Good kids sometimes express their needs in bad ways. They hit, they scream, they bite, they tattle, they whine and they simply don’t listen. It’s not personal, it’s developmental and it’s their way of communicating that they have a direct need – tattling (pay attention to me), hitting (I’m frustrated and I don’t know how to fix this), screaming (I’m attempting to tell you something, but I can’t or you aren’t listening to me). Our little information-seekers are extremely expressive in their young years and it’s oftentimes enough to drive a person mad. But it should never drive an adult to express their anger by hitting a child.
I’m against using physical force to get your way, just as we teach our children daily at the playground, and I’m not the only one. Spanking has become less and less popular in recent years. And not just because we’ve become less “Godly,” as I know there are religions that promote physical redirection in children, but because our society has become more ‘child focused’. This is a good thing.
When it comes to physical harm, why do the rights of our children lie with the parents? Every other human in our country is protected by certain laws that state that we have the right to walk down the street and not get hit – it would be considered abuse, battery, or domestic violence. But when we define it as ‘behavioral redirection’, all of a sudden it becomes okay.

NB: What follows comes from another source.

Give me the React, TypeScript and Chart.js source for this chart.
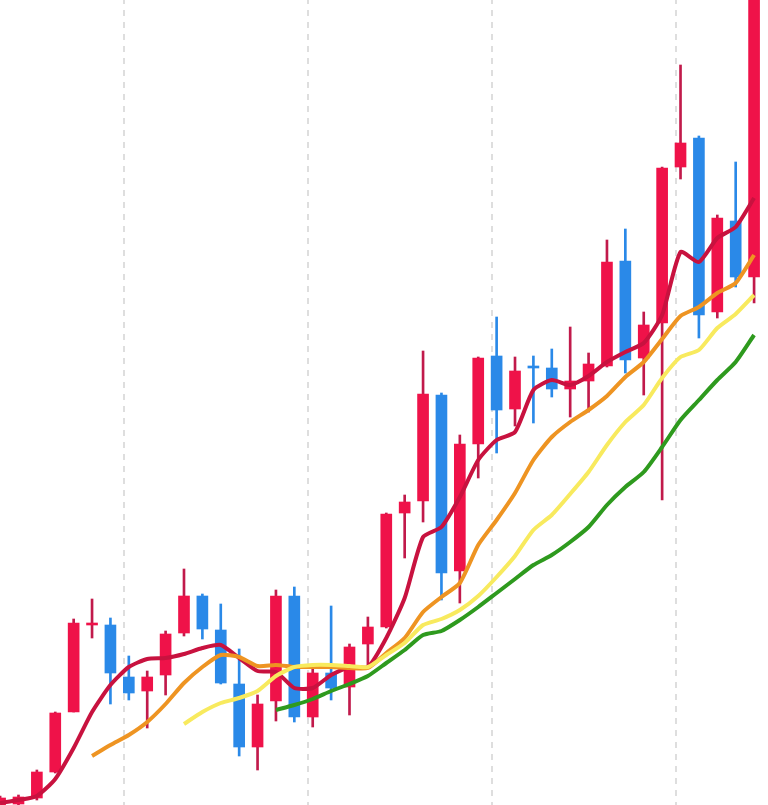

It may be legal to spank your child in public, but be warned that you will be judged. Your comfort level with spanking is not likely to be reflected by those around you, and for good reason. Public shaming is hard for anyone to witness, and it’s the only behavior besides drug and alcohol use that I don’t defend when my son asks me what’s happening. I tell him the truth, that I don’t really know – that some people choose force over talking to their children about the issue at hand; that some people choose to follow the herd rather than their heart. But sadly, home is where spanking happens the most. Your child lives in your home, they should feel safe to make mistakes and have curiosities. Home is a sacred place for most of us and it should be for our children too.
Spanking your child frequently will eventually break their spirit. Children arrive on this earth with an unbounded energy. We often joke about harnessing it as we age, because it does dampen over time (although the happiest folks I know are still very youthful in spirit). Repetitively hitting a child, regardless if you warn them that it hurts you more than them, will lessen the light that shines from inside them. They will conform over time, that’s true. And if winning is the objective, you might feel as though you’ve won. But you risk losing something so wonderful at the same time. You’ll lose their trust, and you’ll break their spirit. I often hear people say “I was spanked and I turned out fine”. It never fails that the people saying this only lived one life like the rest of us. How do you know how fine you turned out with nothing to compare it to? (I also liken this to the “Our parents didn’t use car seats and we survived” argument. You may very well have, but many children did not. Likewise, many children who were the victims of spanking and abuse suffer because of it.)
By using your hand instead of your voice, you are missing a brilliant opportunity to teach your child a lesson, learn one yourself, and give them the love and support they deserve. This is the most important factor in peaceful approaches to parenting. If you look at your children and their behavior, you’ll find that most of the time, bad behavior is a plea for help – attention, love, acceptance, guidance. When we add a dramatic conversation stopper like spanking, they walk away wounded. They might develop a fear of their own parents so deep that they won’t confide in them their most intense feelings in an appropriate way. It’s a cyclical insanity and parents often blame the child (They just won’t talk to me!) when in fact, the parent creates the cycle in early childhood. If you want respect and trust, you have to give respect and trust. You can’t go back after the formative years have passed and say ‘I hit you because I thought it would help you’. Some things are repairable, but let’s face it, some aren’t.
Children mirror what they are taught. They are imitators and shadows. If they are physically harmed, even through spanking, they will repeat that behavior. When you send the message ‘don’t hit’ by hitting, you are confusing your child and everyone else around you. And you risk losing their trust and respect. And while some may feel that children fearing their parents is and effective way to parent, it’s my worst fear in life – that my son ever be afraid of me. If he fears me, he’s on his own at a young age to deal with this world from a lonely place. My job is to be by his side and raise him to be an ethical, loving person. The good news is, like all children, he was born that way. I just need to be there for him.
Do you have a “hands off” rule in your home?